As 2011 draws to a close, what are the biggest challenges small business owners are facing? And what is their outlook for the coming year? A new survey conducted by online survey company Zoomerang Online Surveys and Polls and my company, GrowBiz Media, creates a mixed picture.
Overall, the survey found SMBs in a “holding pattern,” with many seeing little growth this year and planning few changes for the next. However, there’s also some positive news: “Many small businesses are optimistic about 2012 despite economic challenges in 2011,” says Alex Terry, general manager at Zoomerang Online Surveys and Polls.
The survey, SMB Business Perspectives, polled 1,000 decision-makers at small and midsize businesses. Here’s some of what we found:
Overall, the biggest challenge in 2011 for SMBs was growing their customer/client base, with 44 percent of them citing this as their biggest concern. Close behind, budget constraints and customer or client retention were both cited by 32 percent.
Simply “staying in business” was a key challenge for 27 percent of the SMBs, with 20 percent indicating that “local competition” was a major issue.
Less of a concern were communications/marketing/PR, cited by 11 percent, and technological innovation, internal employee retention and internal employee growth, all of which were cited by only 9 percent of the SMBs.
Clearly, small businesses are feeling stiff competition for customers and clients. But with the economy still rocky, they are less worried about keeping their employees on board (which could prove to be a mistake).
How did the SMBs in the survey think their companies fared in 2011? The worries about competition are founded in reality with less than half (44 percent) saying business development held steady this year, and 27 percent reporting losses. Just 14 percent experienced biz dev growth. Overall, most areas of business performance remained the same.
This “holding pattern” is reflected in small business owners’ plans for 2012. Sixty-four percent have no plans to diversify their businesses in 2012; 74 percent did not plan to narrow their business focus. The response suggests that 2012 will be “business as usual” for SMBs still wary of taking too many risks (which also could turn out to be problematic).
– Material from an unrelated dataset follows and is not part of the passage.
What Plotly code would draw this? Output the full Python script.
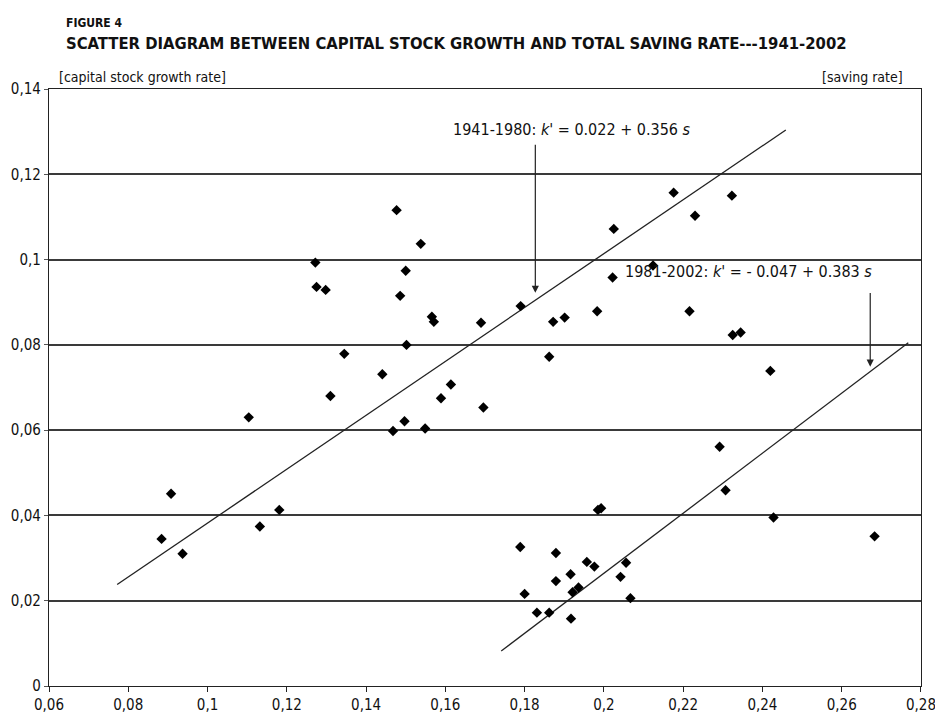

The economy has “negatively affected” the business of nearly two-thirds (61 percent) of the SMBs this year. One-quarter were not negatively affected (perhaps because they have learned to handle the ups and downs of the last few years), and a lucky 11 percent claim the economy had a positive impact on their businesses..
Asked about their outlook for their business’s performance in 2012, SMBs were divided. Forty percent are either “optimistic” or “very optimistic” about the coming year, 32 percent are “neutral” and 28 percent feel either “pessimistic” or “very pessimistic.”
Heading into 2012, SMBs will continue to focus on the challenges that occupied them in 2011. Specifically, their key areas of improvement will be customer/client growth (60 percent) and customer/client retention (38 percent). As a result, the top areas where SMBs plan to spend are marketing (35 percent) and sales (28 percent).
When it comes to innovation and risk-taking, however, the outlook is ho-hum, to say the least. Just 15 percent will focus on technology innovations, a mere 9 percent say geographic expansion is on the horizon, and only 21 percent are even planning to expand their product/service offerings. Nearly one in five (19 percent) say they will make no new investments in their business in 2012.
The lack of innovation troubles me somewhat. I know times have been extra tough, but you cannot grow if you keep treading water. It might be time to dive in and test the waters.